Here are the formal definitions for eigen pairs:

__Def:__ $(\lambda,x)$ is a __right eigen pair__ if $Ax=\lambda x$.

__Def:__ $(\lambda,x)$ is a __left eigen pair__ if $x^HA^H=\lambda x^H$.

Most of the time we deal with right eigen pairs. So here is how to actually solve for the eigenvalues. Before any computational work, we need to rearrange the equation $Ax=\lambda x$ into a useful form.

- Get everything onto 1 side of the equation (it doesn't matter which side):

$$Ax-\lambda x=0$$

- Multiply x by identity (which doesn't change it):

$$Ax-\lambda Ix=0$$

- Factor out the x:

$$(A-\lambda I)x=0$$

__Note:__ some textbooks write it as $(\lambda I-A)x=0$, but they are equivalent.
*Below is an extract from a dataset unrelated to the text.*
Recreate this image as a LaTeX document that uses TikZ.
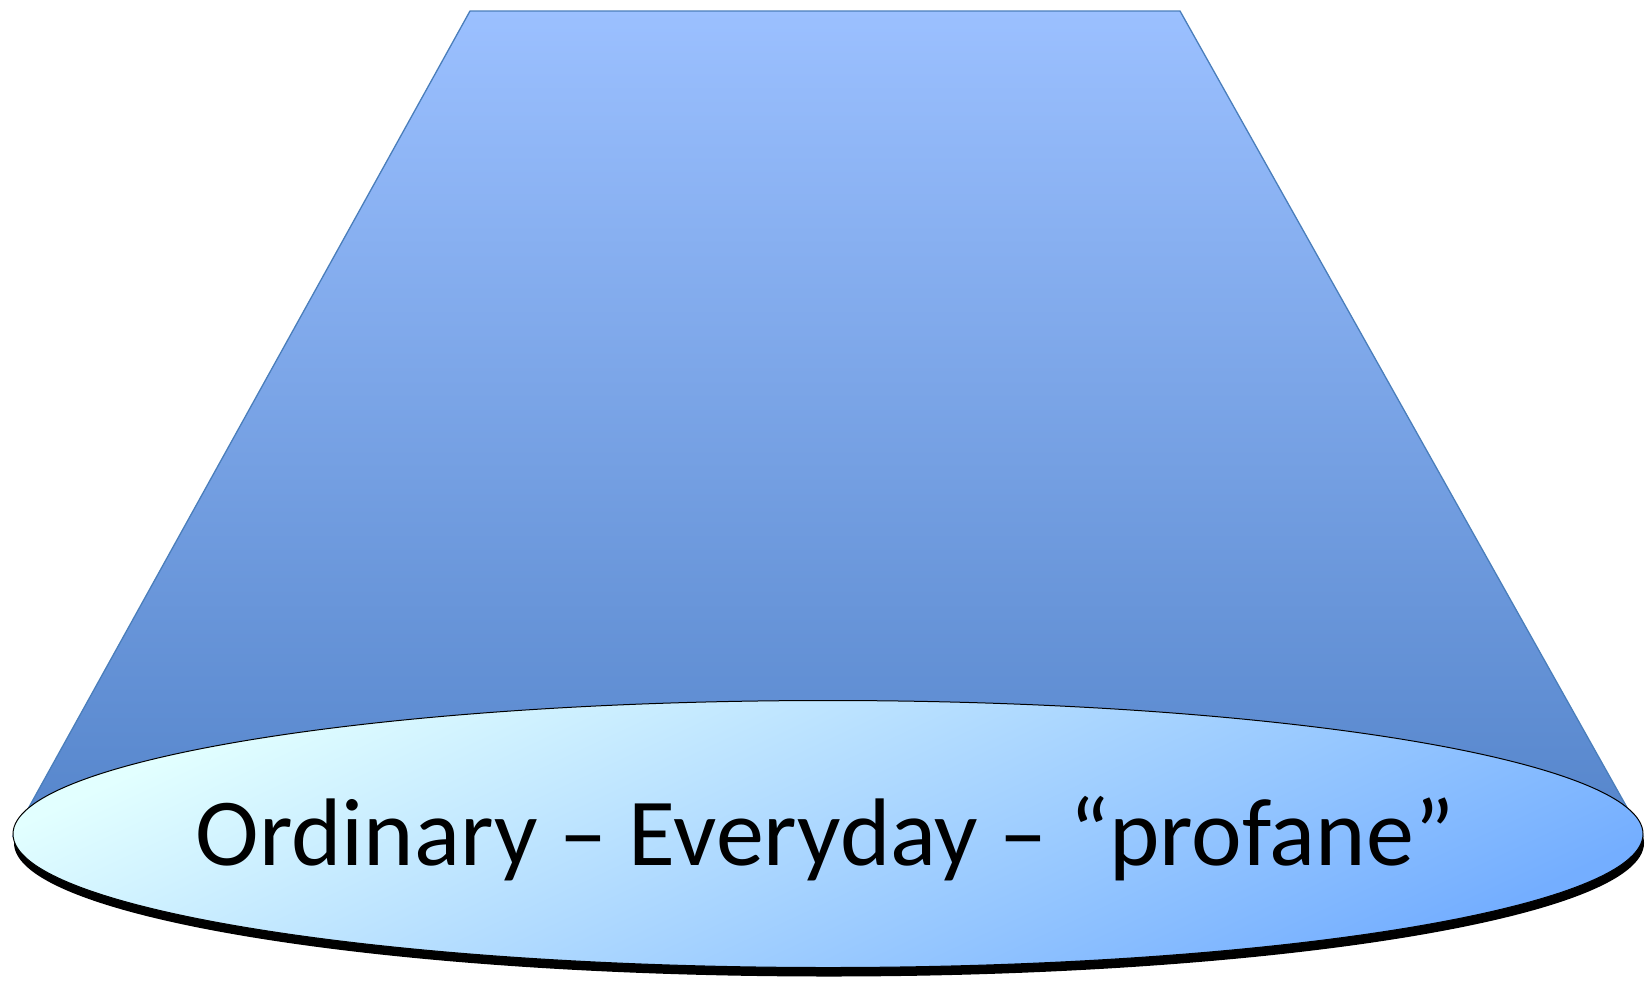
\documentclass[tikz,border=0pt]{standalone}
\usepackage{fontspec}
\setmainfont{Carlito}
\usetikzlibrary{shapes.geometric,shadows}
\definecolor{trapTop}{HTML}{9BC0FF}
\definecolor{trapBot}{HTML}{5585CB}
\definecolor{trapLine}{HTML}{4A7EBB}
\definecolor{ellLight}{HTML}{E2FFFF}
\definecolor{ellDark}{HTML}{74AEFF}
\tikzset{
  conebody/.style={draw=trapLine, line width=1.3pt, top color=trapTop, bottom color=trapBot, line join=miter},
  basedisc/.style={ellipse, draw=black, line width=1pt, inner sep=0pt,
    minimum width=1630pt, minimum height=267pt,
    top color=ellLight, bottom color=ellDark, shading angle=25,
    drop shadow={shadow xshift=1pt, shadow yshift=-9pt, fill=black, opacity=1},
    text=black},
  disclabel/.style={font=\fontsize{96}{110}\selectfont, inner sep=0pt, anchor=base, text=black}
}
\begin{document}
\begin{tikzpicture}[x=1pt,y=-1pt]
\useasboundingbox (0,0) rectangle (1645,988);
\coordinate (tl) at (470,11);
\coordinate (tr) at (1180,11);
\coordinate (bl) at (13,836);
\coordinate (br) at (1643,836);
\shade[conebody] (bl) -- (tl) -- (tr) -- (br) -- cycle;
\node[basedisc] (base) at (828,834) {};
\node[disclabel] (label) at (825,865) {Ordinary – Everyday – “profane”};
\end{tikzpicture}
\end{document}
We can see that $x\in\mathcal{N}(A-\lambda I)$. Since there is a non-trivial null space we know that $(A-\lambda I)$ is not full rank, which implies that $det(A-\lambda I)=0$. We will use this fact to solve for the eigenvalues of A.

### Finding the eigenvalues of a matrix
Here are the computational steps for finding the eigenvalues of A:

1. Start with the equation we just derived:

$$det(A-\lambda I)=0$$

$$
\Rightarrow
\left|
\begin{pmatrix}
a_{11} & a_{12} & \cdots & a_{1n}\\
a_{21} & a_{22} & \cdots & a_{2n}\\
\vdots & \vdots & \ddots & \vdots\\
a_{n1} & a_{n2} & \cdots & a_{nn}
\end{pmatrix}
-
\begin{pmatrix}
\lambda & 0 & \cdots & 0\\
0 & \lambda & \cdots & 0\\
\vdots & \vdots & \ddots & \vdots\\
0 & 0 & \cdots & \lambda
\end{pmatrix}
\right|
=0
$$

$$
\Rightarrow
\left|
\begin{pmatrix}
a_{11}-\lambda & a_{12} & \cdots & a_{1n}\\
a_{21} & a_{22}-\lambda & \cdots & a_{2n}\\
\vdots & \vdots & \ddots & \vdots\\
a_{n1} & a_{n2} & \cdots & a_{nn}-\lambda
\end{pmatrix}
\right|
=0
$$

2. Take the determinant. This will give the characteristic polynomial of A, $\chi_A(\lambda)$, and characteristic equation of A, $\chi_A(\lambda)=0$. Let $\alpha_i$ be a scalar, then the charateristic polynomial can be written as:

$$\chi_A(\lambda)\triangleq\lambda^n+\alpha_{n-1}\lambda^{n-1}+\cdots+\alpha_1\lambda+\alpha_0=0$$

3. Find the roots of the characteristic polynomial, which are the eigenvalues. By the fundamental theorem of algebra, we know that the characteristic polynomial will have n roots. This means that there are going to be n eigenvalues, although some of them may be repeated. When eigenvalues are repeated, there are p distict eigenvalues, where p does not count a repeated eigenvalue more than once. There are software libraries that can solve the roots of a polynomial, or you can do it by hand with polynomial division. This involves some guessing and checking because you have to guess a root, do the polynomial division, and check if it worked (and repeat). Since software tools exist, I would suggest not finding the roots by hand. In fact, I wouldn't even find the eigenvalues or eigenvectors by hand since Matlab and Python already have functions for them. But hopefully you can see how it can be done from this notebook.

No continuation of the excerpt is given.